Bedtime last night was less than ideal for me and my two-year-old.
We had gone out for a Monday night treat to get milkshakes as a family which resulted in us getting back later than their normal bedtime. It wasn’t a big deal until I put her in her bed and she promptly popped back up.
I asked her to lay down and she obstinately looked at me and said, “NO!” all while throwing her milk my way.
I took a deep breath and held back my yells (I’m a yeller—I don’t mean to be—I just am.) We were all a little sick in our house and patience was running really, really low as the day went on, so not yelling at this point was actually a small victory.
…I calmly placed her back in her bed despite the screams she gave me in return. I laid her down, tucked her in, said goodnight firmly and walked out and closed the door. Then I took a deep breath and headed to the other room.
But then I heard the door crack open and I heard the little steps behind me.
I turned around and saw her standing in my shadow silently with tears running down her cheeks, but I had no sympathy. I was exhausted and there was zero patience left in the tank.
So, I yelled.
I put her back in her bed, yelled again and slammed the door as I walked out. I watched her on the baby monitor as she sobbed in her bed, she didn’t dare to get out this time.
She was overtired, I knew she was overtired. She didn’t have a nap, we were out later than expected and what she really needed was time to wind down for the day.
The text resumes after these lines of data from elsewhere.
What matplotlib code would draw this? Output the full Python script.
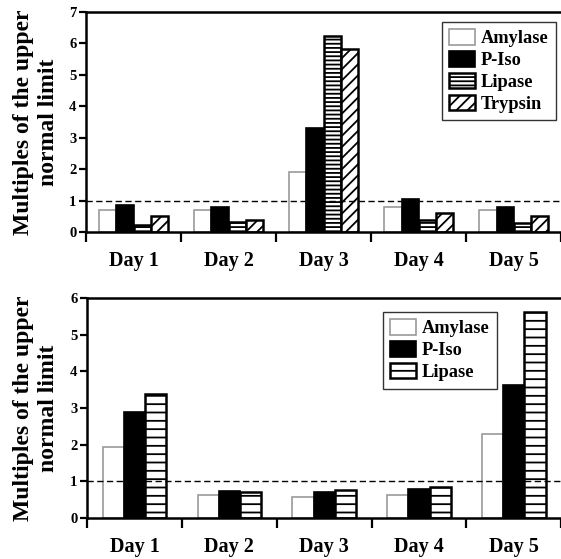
import matplotlib
matplotlib.use("Agg")
import matplotlib.pyplot as plt
import numpy as np

plt.rcParams["font.family"] = ["Liberation Serif", "DejaVu Serif"]
plt.rcParams["font.weight"] = "bold"
plt.rcParams["hatch.linewidth"] = 1.3

days = ["Day 1", "Day 2", "Day 3", "Day 4", "Day 5"]

# top panel
top_names = ["Amylase", "P-Iso", "Lipase", "Trypsin"]
top_amylase = [0.71, 0.71, 1.90, 0.79, 0.71]
top_piso = [0.86, 0.81, 3.32, 1.06, 0.81]
top_lipase = [0.23, 0.32, 6.25, 0.39, 0.29]
top_trypsin = [0.50, 0.37, 5.81, 0.60, 0.50]

# bottom panel
bot_names = ["Amylase", "P-Iso", "Lipase"]
bot_amylase = [1.95, 0.62, 0.58, 0.63, 2.29]
bot_piso = [2.89, 0.75, 0.72, 0.80, 3.62]
bot_lipase = [3.39, 0.71, 0.77, 0.85, 5.62]

styles = {
    "Amylase": dict(facecolor="white", edgecolor="#9a9a9a", linewidth=1.2),
    "P-Iso": dict(facecolor="black", edgecolor="black", linewidth=1.2),
    "Lipase": dict(facecolor="white", edgecolor="black", linewidth=1.8, hatch="----"),
    "Trypsin": dict(facecolor="white", edgecolor="black", linewidth=1.8, hatch="///"),
}

W, H = 561, 559
fig = plt.figure(figsize=(W / 100, H / 100), dpi=100)


def draw_panel(rect, series, names, bar_w, ymax, legend_xy, lipase_hatch):
    ax = fig.add_axes(rect)
    x = np.arange(len(days))
    n = len(series)
    for i, (vals, name) in enumerate(zip(series, names)):
        st = dict(styles[name])
        if name == "Lipase":
            st["hatch"] = lipase_hatch
        offs = (i - (n - 1) / 2) * bar_w
        ax.bar(x + offs, vals, bar_w, label=name, **st)
    ax.axhline(1, color="black", linestyle=(0, (4.5, 2.5)), linewidth=1.0, zorder=5)
    ax.set_xlim(-0.5, 4.54)
    ax.set_ylim(0, ymax)
    ax.set_yticks(range(ymax + 1))
    ax.tick_params(axis="y", direction="out", length=5, width=1.6, labelsize=10.5, pad=2)
    ax.set_xticks(np.arange(-0.5, 5.0, 1.0))
    ax.set_xticklabels([])
    ax.tick_params(axis="x", which="major", direction="out", length=7, width=1.6)
    ax.set_xticks(x, minor=True)
    ax.set_xticklabels(days, minor=True, fontsize=14.5, fontweight="bold")
    ax.tick_params(axis="x", which="minor", length=0, pad=14)
    for s in ["left", "bottom", "top"]:
        ax.spines[s].set_linewidth(1.8)
    ax.spines["right"].set_visible(False)
    leg = ax.legend(
        loc="upper left",
        bbox_to_anchor=(legend_xy[0] / W, 1 - legend_xy[1] / H),
        bbox_transform=fig.transFigure,
        frameon=True,
        fancybox=False,
        borderaxespad=0,
        handlelength=1.4,
        handleheight=0.9,
        handletextpad=0.3,
        labelspacing=0.22,
        borderpad=0.4,
        prop={"family": "Liberation Serif", "weight": "bold", "size": 13.2},
    )
    leg.get_frame().set_edgecolor("black")
    leg.get_frame().set_linewidth(1.0)
    # y label
    y_mid = rect[1] + rect[3] / 2
    fig.text(36.5 / W, y_mid, "Multiples of the upper\nnormal limit", rotation=90,
             ha="center", va="center", fontsize=17, fontweight="bold",
             linespacing=1.25)
    return ax


top_rect = [86 / W, 1 - 232 / H, 479 / W, 220 / H]
bot_rect = [87 / W, 1 - 518 / H, 478 / W, 220 / H]

draw_panel(top_rect, [top_amylase, top_piso, top_lipase, top_trypsin], top_names,
           0.18, 7, (442, 22), "----")
draw_panel(bot_rect, [bot_amylase, bot_piso, bot_lipase], bot_names,
           0.223, 6, (383, 312), "--")

fig.savefig("out.png", dpi=100)
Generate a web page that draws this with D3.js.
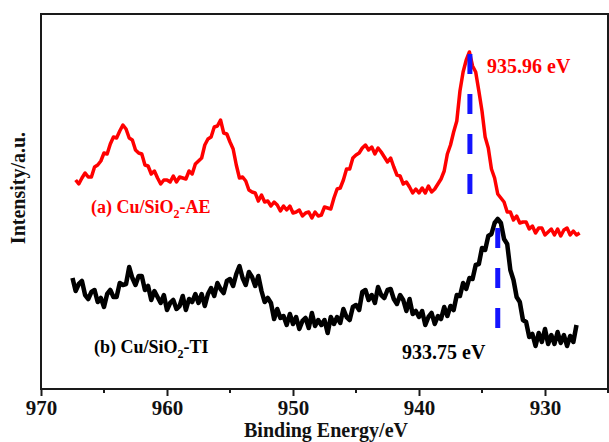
<!DOCTYPE html>
<html>
<head>
<meta charset="utf-8">
<script src="https://cdn.jsdelivr.net/npm/d3@7"></script>
<style>
  body { margin: 0; background: #fff; }
  text { font-family: "Liberation Serif", "Times New Roman", serif; font-weight: bold; }
</style>
</head>
<body>
<div id="chart"></div>
<script>
// binding energy grid (eV), both spectra recorded at 0.25 eV steps
var stepEV = 0.25;
var startA = 967.25;
var startB = 967.5;

// (a) Cu/SiO2-AE, intensity in a.u.
var seriesA = [
  209,205,211,216,212,212,222,224,228,236,235,245,252,251,258,264,260,251,249,239,
  236,235,224,223,215,218,211,205,209,209,207,213,207,212,211,210,218,215,225,228,
  231,244,250,252,262,263,269,256,255,247,240,224,211,212,208,199,197,196,188,194,
  187,188,183,187,184,178,183,179,183,176,177,179,173,176,177,171,177,173,174,182,
  181,180,191,200,201,209,220,220,231,234,236,241,244,239,242,235,241,237,232,227,
  231,222,214,213,205,207,202,196,200,196,201,196,203,197,200,205,210,218,235,244,
  257,268,298,317,329,337,323,317,298,278,252,241,220,211,195,191,187,177,177,169,
  173,166,167,167,160,163,156,161,161,154,157,160,154,160,153,159,161,154,158,154,
  156
];

// (b) Cu/SiO2-TI, intensity in a.u.
var seriesB = [
  111,98,105,108,94,90,97,99,87,91,82,95,99,92,92,106,104,105,122,111,
  104,113,113,99,103,89,98,92,86,94,79,86,89,80,83,93,79,90,87,95,
  86,95,83,95,101,93,106,100,96,108,110,103,115,123,111,104,117,112,103,113,
  98,87,91,86,70,80,71,73,64,75,65,72,60,68,71,61,76,63,69,64,
  69,56,72,65,72,66,80,72,69,82,84,79,97,99,89,94,86,102,94,91,
  99,100,90,85,94,89,78,90,75,78,72,78,64,72,76,65,73,70,82,73,
  83,79,94,93,106,100,111,110,124,125,141,139,153,155,166,170,166,150,145,119,
  109,92,87,69,67,52,55,43,56,47,60,45,54,45,57,46,54,43,53,47,
  64
];

var xTicks = [970, 960, 950, 940, 930];
var xMinorTicks = [965, 955, 945, 935, 925];

// peak markers: position and the intensity span of the dashed line
var peakEnergy = [935.96, 933.75];
var peakTop = [335, 161];
var peakBottom = [192, 56];
var peakLabels = ["935.96 eV", "933.75 eV"];

var width = 609, height = 442;
var plotLeft = 41, plotRight = 608, plotTop = 14, plotBottom = 389;

var x = d3.scaleLinear().domain([970, 925]).range([plotLeft, plotRight]);
var y = d3.scaleLinear().domain([0, 375]).range([plotBottom, plotTop]);

var svg = d3.select("#chart").append("svg")
    .attr("width", width)
    .attr("height", height);

function toPoints(values, start) {
  return values.map(function(v, i) { return [start - i * stepEV, v]; });
}

var line = d3.line()
    .x(function(d) { return x(d[0]); })
    .y(function(d) { return y(d[1]); });

// frame
svg.append("rect")
    .attr("x", plotLeft)
    .attr("y", plotTop)
    .attr("width", plotRight - plotLeft)
    .attr("height", plotBottom - plotTop)
    .attr("fill", "none")
    .attr("stroke", "#1a1a1a")
    .attr("stroke-width", 2);

// bottom axis
var xAxis = svg.append("g")
    .attr("transform", "translate(0," + plotBottom + ")")
    .call(d3.axisBottom(x).tickValues(xTicks).tickSize(7).tickPadding(4).tickFormat(d3.format("d")));
xAxis.select(".domain").remove();
xAxis.selectAll("line").attr("stroke", "#1a1a1a").attr("stroke-width", 2);
xAxis.selectAll("text")
    .attr("fill", "#111")
    .style("font-size", "21px")
    .style("font-family", "'Liberation Serif', serif")
    .style("font-weight", "bold");

svg.append("g")
    .selectAll("line")
    .data(xMinorTicks)
  .enter().append("line")
    .attr("x1", function(d) { return x(d); })
    .attr("x2", function(d) { return x(d); })
    .attr("y1", plotBottom)
    .attr("y2", plotBottom + 4)
    .attr("stroke", "#1a1a1a")
    .attr("stroke-width", 2);

// spectra
svg.append("path")
    .datum(toPoints(seriesA, startA))
    .attr("d", line)
    .attr("fill", "none")
    .attr("stroke", "#ff0000")
    .attr("stroke-width", 3.5)
    .attr("stroke-linejoin", "round");

svg.append("path")
    .datum(toPoints(seriesB, startB))
    .attr("d", line)
    .attr("fill", "none")
    .attr("stroke", "#000")
    .attr("stroke-width", 4.5)
    .attr("stroke-linejoin", "round");

// dashed peak markers
svg.append("g")
    .selectAll("line")
    .data(peakEnergy)
  .enter().append("line")
    .attr("x1", function(d) { return x(d); })
    .attr("x2", function(d) { return x(d); })
    .attr("y1", function(d, i) { return y(peakTop[i]); })
    .attr("y2", function(d, i) { return y(peakBottom[i]); })
    .attr("stroke", "#1414ff")
    .attr("stroke-width", 5)
    .attr("stroke-dasharray", "20,20");

svg.append("text")
    .attr("x", 487).attr("y", 73)
    .attr("fill", "#ff0000")
    .style("font-size", "20px")
    .text(peakLabels[0]);

svg.append("text")
    .attr("x", 402).attr("y", 359)
    .attr("fill", "#000")
    .style("font-size", "20px")
    .text(peakLabels[1]);

// sample labels
function sampleLabel(xp, yp, color, tail) {
  var t = svg.append("text")
      .attr("x", xp).attr("y", yp)
      .attr("fill", color)
      .style("font-size", "18px");
  t.append("tspan").text(tail[0]);
  t.append("tspan").attr("dy", 5).style("font-size", "12px").text("2");
  t.append("tspan").attr("dy", -5).text(tail[1]);
}
sampleLabel(91, 213, "#ff0000", ["(a) Cu/SiO", "-AE"]);
sampleLabel(94, 353, "#000", ["(b) Cu/SiO", "-TI"]);

// axis titles
svg.append("text")
    .attr("x", 326).attr("y", 437)
    .attr("text-anchor", "middle")
    .attr("fill", "#111")
    .style("font-size", "20px")
    .text("Binding Energy/eV");

svg.append("text")
    .attr("transform", "translate(25,188) rotate(-90)")
    .attr("text-anchor", "middle")
    .attr("fill", "#111")
    .style("font-size", "20px")
    .text("Intensity/a.u.");
</script>
</body>
</html>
I sat on my own bed continuing to watch her and my heart swiftly changed from angry to remorseful. I felt so bad. She really hadn’t done anything wrong (other than throwing her milk at me.) What she had done was given me every indication necessary that she needed some time to be snuggled and rocked and slow down before she went to bed on her own.
So, I went back in.
I knew I was in the wrong and I was sorry and I needed her to know that.
I spent the next 10 minutes rocking my two-year-old baby as my tears fell into her curly hair that was pressed closely to my neck and face.
…and I apologized. I told her I was sorry for not giving her what I knew she needed and I was sorry for losing my patience.
Her only response was to continue to hold me tight because that’s what they do, they hold on tight and love you for all you are—the good, the bad, the ugly. They just want our love and to be assured of it.
I apologize to my children when I’m in the wrong.
I do it because I want them to know that I’m wrong, I’m imperfect and I’m doing my best. I do it, despite how difficult it can be to look at the two toddlers who have made me furious and utter the words I’m sorry along with the explanation they need to hear.
I apologize because they deserve it and I’m better than hanging in the shadows of my mistakes.
…and the good news is, she still loved me this morning when she woke up.